Christina Shay, PhD of the University of Oklahoma, and her team of researchers studied the data on 4,166 adults, ages 45 to 84, who were initially free of cardiovascular disease.
Over a period of five years, women who drank two or more sugary drinks daily were more likely to increase waist size and gain weight. They were also more likely to develop high triglyceride levels and impaired fasting glucose than women who consumed less than one sugary drink per day.
Unhealthy changes in heart-disease risk factors were observed, regardless of changes in weight. Not all women whose waist size increased were gaining weight.
Shay said, “Most people assume that individuals who consume a lot of sugar-sweetened drinks have an increase in obesity, which in turn, increases their risk for heart disease and diabetes.
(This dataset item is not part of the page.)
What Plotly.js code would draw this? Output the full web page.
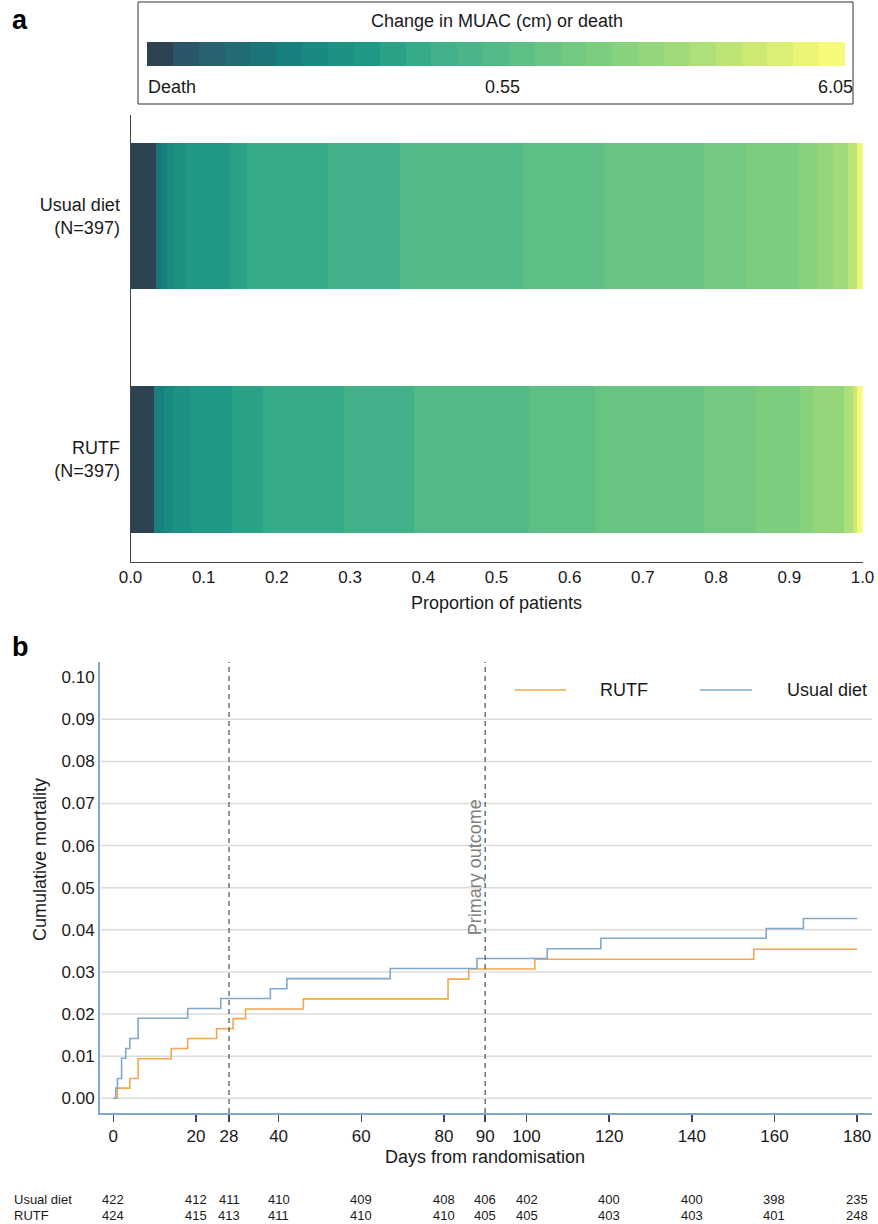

While this does occur, this study showed that risk factors for heart disease and stroke developed even when we accounted for whether or not the women gained weight.”
The same results weren’t seen in men drinking sweetened beverages. “Women exhibit lower energy requirements overall and they may be at elevated risk for . . . cardiovascular risk factors when a greater proportion of calories is consumed in the form of sugar-sweetened beverages,” Shay explained.
Alice H. Lichtenstein, DSc, director of Tufts’ HNRCA Cardiovascular Nutrition Laboratory, reports, “This study adds to the data we already have that people should displace sugar-sweetened beverages with non-caloric beverages, preferably water.”